Hymn of the Week: July 25, 2022

Hymn of the Week:  When I Can Read My Title Clear
 

When I Can Read My Title Clear

Text. Isaac Watts
Tune PISGAH. Southern Harmony

When I can read my title clear
To mansions in the skies,
I'll bid farewell to every fear,
And wipe my weeping eyes. 

[Refrain]
I'm goin' to trust in the Lord,
I'm goin' to trust in the Lord,
I'm goin' to trust in the Lord till I die:
I'm goin' to trust in the Lord,
I'm goin' to trust in the Lord,
I'm goin' to trust in the Lord till I die.

Should earth against my soul engage,
And fiery darts be hurled,
Then I can smile at Satan's rage,
And face a frowning world.
 [Refrain]

Let cares like a wild deluge come,
Let storms of sorrow fall!
May I but safely reach my home:
My God, my heaven my all.
[Refrain]

There shall I bathe my weary soul
In seas of heavenly rest,
And not a wave of trouble roll
Across my peaceful breast.
[Refrain]

This week’s hymn combines two different periods in hymn writing yet again. This week, we have another text by the 18th-century hymn writer, Isaac Watts and a 19th hymn tune entitled PISGAH originating in the mountains of North Carolina. Read below to discover their origins.

When I Can Read My Title Clear. I. Watts. [Assurance of Faith and Hope.] Appeared in his Hymns and Spiritual Songs, 1707, in 4 stanzas of 4 lines. It is headed "The Hopes of Heaven our Support under Trials on Earth." Its use in Great Britain and America is very extensive. The text has undergone several alterations at the hands of Bickersteth in his Psalms & Hymns, 1833; Elliott in his Psalms & Hymns, 1835, and others. The most important is Bickersteth's rendering of stanza 4

"There, anchor'd safe, my weary soul
Shall find eternal rest,
Nor storms shall beat, nor billows roll,
Nor fears assail my breast."

It is hard to see that this is an improvement upon Watts's original:—

"There shall I bathe my weary soul
In seas of heavenly rest,
And not a wave of trouble roll
Across my peaceful breast."

--John Julian, Dictionary of Hymnology (1907)
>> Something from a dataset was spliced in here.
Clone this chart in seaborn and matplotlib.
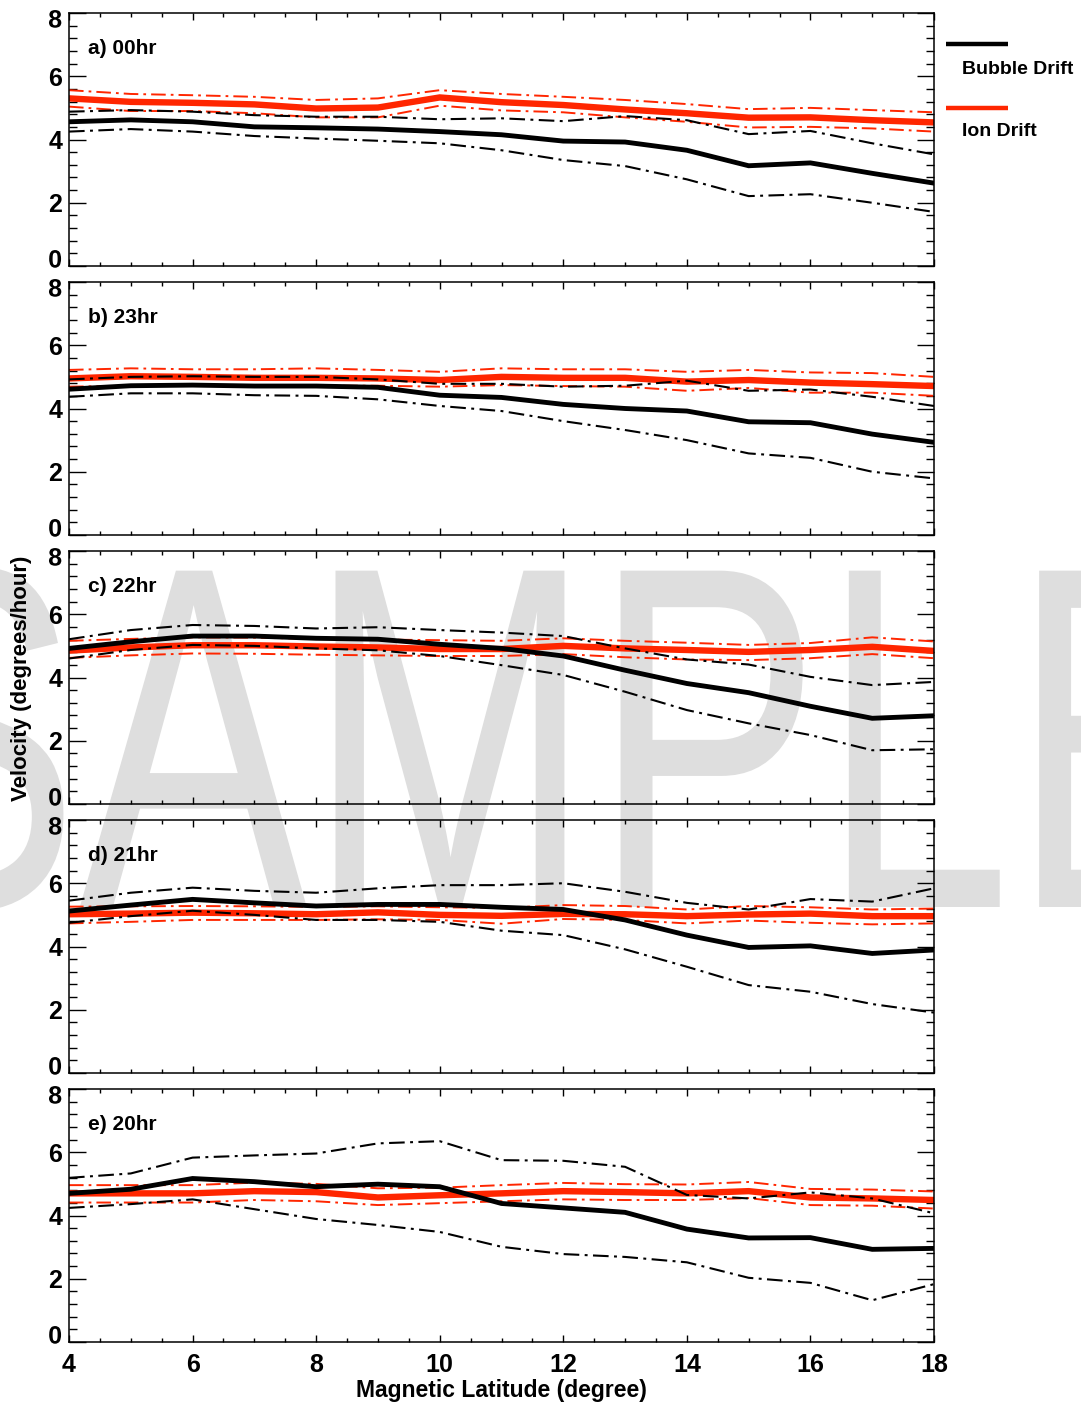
import matplotlib
matplotlib.use("Agg")
import matplotlib.pyplot as plt
import seaborn as sns
import pandas as pd
from matplotlib.ticker import MultipleLocator
from matplotlib.lines import Line2D
from matplotlib import patheffects
from matplotlib.transforms import Affine2D

# ---------------- data ----------------
lat = list(range(4, 19))
panel_labels = ["a) 00hr", "b) 23hr", "c) 22hr", "d) 21hr", "e) 20hr"]

bubble_a    = [4.56, 4.62, 4.56, 4.40, 4.37, 4.33, 4.25, 4.15, 3.95, 3.92, 3.66, 3.17, 3.26, 2.93, 2.62]
bubble_a_hi = [4.88, 4.93, 4.88, 4.77, 4.72, 4.72, 4.64, 4.67, 4.58, 4.74, 4.61, 4.17, 4.27, 3.88, 3.53]
bubble_a_lo = [4.25, 4.33, 4.25, 4.11, 4.03, 3.96, 3.88, 3.66, 3.35, 3.16, 2.74, 2.21, 2.27, 2.00, 1.71]
ion_a       = [5.30, 5.19, 5.16, 5.11, 4.98, 5.01, 5.33, 5.18, 5.09, 4.95, 4.83, 4.69, 4.70, 4.61, 4.54]
ion_a_hi    = [5.56, 5.44, 5.40, 5.35, 5.25, 5.30, 5.56, 5.44, 5.35, 5.25, 5.12, 4.96, 5.00, 4.93, 4.86]
ion_a_lo    = [5.04, 4.90, 4.90, 4.83, 4.70, 4.70, 5.07, 4.92, 4.86, 4.70, 4.56, 4.38, 4.40, 4.35, 4.25]

bubble_b    = [4.61, 4.72, 4.74, 4.71, 4.71, 4.67, 4.42, 4.35, 4.13, 4.00, 3.92, 3.58, 3.55, 3.19, 2.93]
bubble_b_hi = [4.92, 5.00, 5.02, 5.00, 5.00, 4.92, 4.78, 4.78, 4.69, 4.72, 4.88, 4.56, 4.60, 4.37, 4.08]
bubble_b_lo = [4.37, 4.48, 4.48, 4.42, 4.40, 4.29, 4.08, 3.92, 3.60, 3.32, 3.00, 2.58, 2.44, 2.00, 1.79]
ion_b       = [4.95, 5.02, 5.00, 4.97, 4.97, 4.95, 4.90, 5.00, 4.97, 4.97, 4.85, 4.90, 4.82, 4.77, 4.71]
ion_b_hi    = [5.22, 5.27, 5.24, 5.24, 5.27, 5.22, 5.16, 5.27, 5.24, 5.24, 5.16, 5.22, 5.14, 5.12, 5.00]
ion_b_lo    = [4.69, 4.72, 4.72, 4.72, 4.72, 4.72, 4.69, 4.74, 4.71, 4.69, 4.56, 4.65, 4.50, 4.50, 4.40]

bubble_c    = [4.92, 5.13, 5.31, 5.31, 5.24, 5.21, 5.05, 4.92, 4.68, 4.23, 3.81, 3.52, 3.09, 2.71, 2.79]
bubble_c_hi = [5.21, 5.50, 5.66, 5.63, 5.55, 5.59, 5.50, 5.42, 5.31, 4.92, 4.57, 4.41, 4.02, 3.76, 3.86]
bubble_c_lo = [4.60, 4.87, 5.03, 5.00, 4.92, 4.86, 4.68, 4.39, 4.08, 3.55, 2.97, 2.55, 2.18, 1.70, 1.73]
ion_c       = [4.85, 4.95, 5.02, 5.02, 4.98, 4.95, 4.90, 4.90, 5.00, 4.92, 4.87, 4.81, 4.87, 4.97, 4.84]
ion_c_hi    = [5.16, 5.22, 5.27, 5.26, 5.22, 5.20, 5.18, 5.16, 5.24, 5.16, 5.10, 5.03, 5.09, 5.27, 5.14]
ion_c_lo    = [4.62, 4.70, 4.76, 4.75, 4.72, 4.70, 4.68, 4.68, 4.74, 4.64, 4.57, 4.55, 4.61, 4.74, 4.61]

bubble_d    = [5.12, 5.31, 5.49, 5.38, 5.28, 5.33, 5.33, 5.24, 5.17, 4.84, 4.36, 3.97, 4.02, 3.78, 3.89]
bubble_d_hi = [5.45, 5.70, 5.86, 5.76, 5.70, 5.84, 5.94, 5.94, 6.00, 5.73, 5.38, 5.17, 5.50, 5.42, 5.84]
bubble_d_lo = [4.75, 4.96, 5.13, 5.00, 4.84, 4.84, 4.78, 4.50, 4.36, 3.91, 3.36, 2.78, 2.57, 2.18, 1.91]
ion_d       = [5.02, 5.04, 5.07, 5.05, 5.02, 5.08, 5.00, 4.97, 5.03, 5.02, 4.96, 5.01, 5.04, 4.96, 4.96]
ion_d_hi    = [5.26, 5.27, 5.28, 5.27, 5.25, 5.27, 5.24, 5.22, 5.31, 5.28, 5.17, 5.28, 5.24, 5.17, 5.20]
ion_d_lo    = [4.73, 4.78, 4.84, 4.84, 4.84, 4.86, 4.84, 4.72, 4.87, 4.84, 4.73, 4.82, 4.75, 4.70, 4.73]

bubble_e    = [4.70, 4.83, 5.17, 5.07, 4.91, 4.99, 4.91, 4.38, 4.24, 4.10, 3.57, 3.29, 3.30, 2.93, 2.96]
bubble_e_hi = [5.19, 5.33, 5.83, 5.90, 5.96, 6.28, 6.35, 5.75, 5.73, 5.54, 4.65, 4.54, 4.73, 4.54, 4.07]
bubble_e_lo = [4.24, 4.36, 4.51, 4.20, 3.89, 3.70, 3.48, 3.01, 2.78, 2.69, 2.52, 2.03, 1.87, 1.32, 1.83]
ion_e       = [4.70, 4.70, 4.70, 4.77, 4.74, 4.57, 4.64, 4.70, 4.77, 4.74, 4.70, 4.77, 4.57, 4.54, 4.49]
ion_e_hi    = [4.96, 4.96, 4.96, 5.04, 5.00, 4.86, 4.88, 4.96, 5.03, 4.99, 4.98, 5.06, 4.84, 4.82, 4.76]
ion_e_lo    = [4.41, 4.41, 4.41, 4.49, 4.45, 4.33, 4.39, 4.45, 4.51, 4.49, 4.49, 4.55, 4.33, 4.31, 4.22]

xticks = [4, 6, 8, 10, 12, 14, 16, 18]
yticks = [0, 2, 4, 6, 8]
legend_names = ["Bubble Drift", "Ion Drift"]
watermark = "SAMPLE"

panels = [
    (bubble_a, bubble_a_hi, bubble_a_lo, ion_a, ion_a_hi, ion_a_lo),
    (bubble_b, bubble_b_hi, bubble_b_lo, ion_b, ion_b_hi, ion_b_lo),
    (bubble_c, bubble_c_hi, bubble_c_lo, ion_c, ion_c_hi, ion_c_lo),
    (bubble_d, bubble_d_hi, bubble_d_lo, ion_d, ion_d_hi, ion_d_lo),
    (bubble_e, bubble_e_hi, bubble_e_lo, ion_e, ion_e_hi, ion_e_lo),
]


class Squeeze(patheffects.AbstractPathEffect):
    """Horizontally condense a text path about its ink centre, with a pixel offset."""

    def __init__(self, sx=1.0, dx=0.0, dy=0.0):
        super().__init__()
        self.sx, self.dx, self.dy = sx, dx, dy

    def draw_path(self, renderer, gc, tpath, affine, rgbFace=None):
        ext = tpath.get_extents()
        cx = 0.5 * (ext.x0 + ext.x1)
        pre = Affine2D().translate(-cx, 0).scale(self.sx, 1).translate(cx, 0)
        post = Affine2D().translate(self.dx, self.dy)
        renderer.draw_path(gc, tpath, pre + affine + post, rgbFace)


# ---------------- style ----------------
RED = "#ff2600"
BLACK = "#000000"
BOLD = ["Liberation Sans", "DejaVu Sans"]
DASHDOT = (0, (7.5, 2.6, 1.4, 2.6))

W, H = 1081, 1409
fig = plt.figure(figsize=(W / 100, H / 100), dpi=100)
fig.patch.set_facecolor("white")

# watermark (behind everything)
fig.text(545 / W, 1 - 907 / H, watermark, ha="center", va="baseline",
         fontsize=352, color="#dedede", family=BOLD, zorder=-5,
         path_effects=[Squeeze(0.70)])

left = 69 / W
width = (934 - 69) / W
tops = [13, 282, 551, 820, 1089]
ph = 253

for i, (top, vals) in enumerate(zip(tops, panels)):
    ax = fig.add_axes([left, 1 - (top + ph) / H, width, ph / H])
    ax.set_facecolor("none")
    b, bh, bl, io, ih, il = vals
    df = pd.DataFrame({"lat": lat * 6,
                       "v": io + ih + il + b + bh + bl,
                       "s": (["ion"] * 15 + ["ion_hi"] * 15 + ["ion_lo"] * 15 +
                             ["bub"] * 15 + ["bub_hi"] * 15 + ["bub_lo"] * 15)})
    styles = {
        "ion_hi": dict(color=RED, lw=1.4, linestyle=DASHDOT),
        "ion_lo": dict(color=RED, lw=1.4, linestyle=DASHDOT),
        "ion": dict(color=RED, lw=4.6, linestyle="-"),
        "bub_hi": dict(color=BLACK, lw=1.5, linestyle=DASHDOT),
        "bub_lo": dict(color=BLACK, lw=1.5, linestyle=DASHDOT),
        "bub": dict(color=BLACK, lw=3.5, linestyle="-"),
    }
    for s in ["ion_hi", "ion_lo", "ion", "bub_hi", "bub_lo", "bub"]:
        sns.lineplot(data=df[df["s"] == s], x="lat", y="v", ax=ax,
                     estimator=None, errorbar=None, legend=False,
                     solid_joinstyle="miter", **styles[s])
    ax.set_xlim(4, 18)
    ax.set_ylim(0, 8)
    ax.set_xlabel("")
    ax.set_ylabel("")
    ax.xaxis.set_major_locator(MultipleLocator(2))
    ax.xaxis.set_minor_locator(MultipleLocator(0.5))
    ax.set_yticks(yticks)
    ax.yaxis.set_minor_locator(MultipleLocator(0.4))
    ax.tick_params(axis="both", which="both", direction="in", top=True, right=True,
                   width=1.0, color="black")
    ax.tick_params(axis="y", which="major", length=12, pad=5)
    ax.tick_params(axis="y", which="minor", length=6)
    ax.tick_params(axis="x", which="major", length=5, pad=8)
    ax.tick_params(axis="x", which="minor", length=3)
    for sp in ax.spines.values():
        sp.set_linewidth(1.1)
        sp.set_color("black")
    ylabs = ax.set_yticklabels([str(t) for t in yticks], family=BOLD,
                               fontweight="bold", fontsize=18)
    # IDL-style: end labels nudged inside the panel
    ylabs[0].set_path_effects([Squeeze(1.0, 0, 8)])
    ylabs[-1].set_path_effects([Squeeze(1.0, 0, -5)])
    if i == len(tops) - 1:
        ax.set_xticks(xticks)
        ax.set_xticklabels([str(t) for t in xticks], family=BOLD,
                           fontweight="bold", fontsize=18)
    else:
        ax.tick_params(axis="x", labelbottom=False)
    ax.text(0.022, 0.86, panel_labels[i], transform=ax.transAxes, ha="left",
            va="center", family=BOLD, fontweight="bold", fontsize=15)

# axis titles
fig.text(501 / W, 1 - 1391 / H, "Magnetic Latitude (degree)", ha="center", va="center",
         family=BOLD, fontweight="bold", fontsize=16.5)
fig.text(22 / W, 1 - 678 / H, "Velocity (degrees/hour)", ha="center", va="center",
         rotation=90, family=BOLD, fontweight="bold", fontsize=16)

# legend (outside at right)
for name, col, ly, ty in zip(legend_names, [BLACK, RED], [44, 108], [69, 132]):
    fig.add_artist(Line2D([946 / W, 1008 / W], [1 - ly / H, 1 - ly / H],
                          transform=fig.transFigure, color=col, lw=3.2,
                          solid_capstyle="butt"))
    fig.text(962 / W, 1 - ty / H, name, ha="left", va="center", family=BOLD,
             fontweight="bold", fontsize=14)

fig.savefig("out.png", dpi=100, facecolor="white")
The hymn tune PISGAH that you can hear in Mark Hayes’ stirring arrangement has an interesting beginning. For Bible scholars, we know the name PISGAH is associated with the mountain where God showed Moses the Promised Land. European settlers gave the name to a mountain in North Carolina, originally called Elsetoss by the Cherokee Native Americans.

The tune comes from this region of North Carolina and has become a part of the Southern Harmony or Shape Note Hymn tunes collection.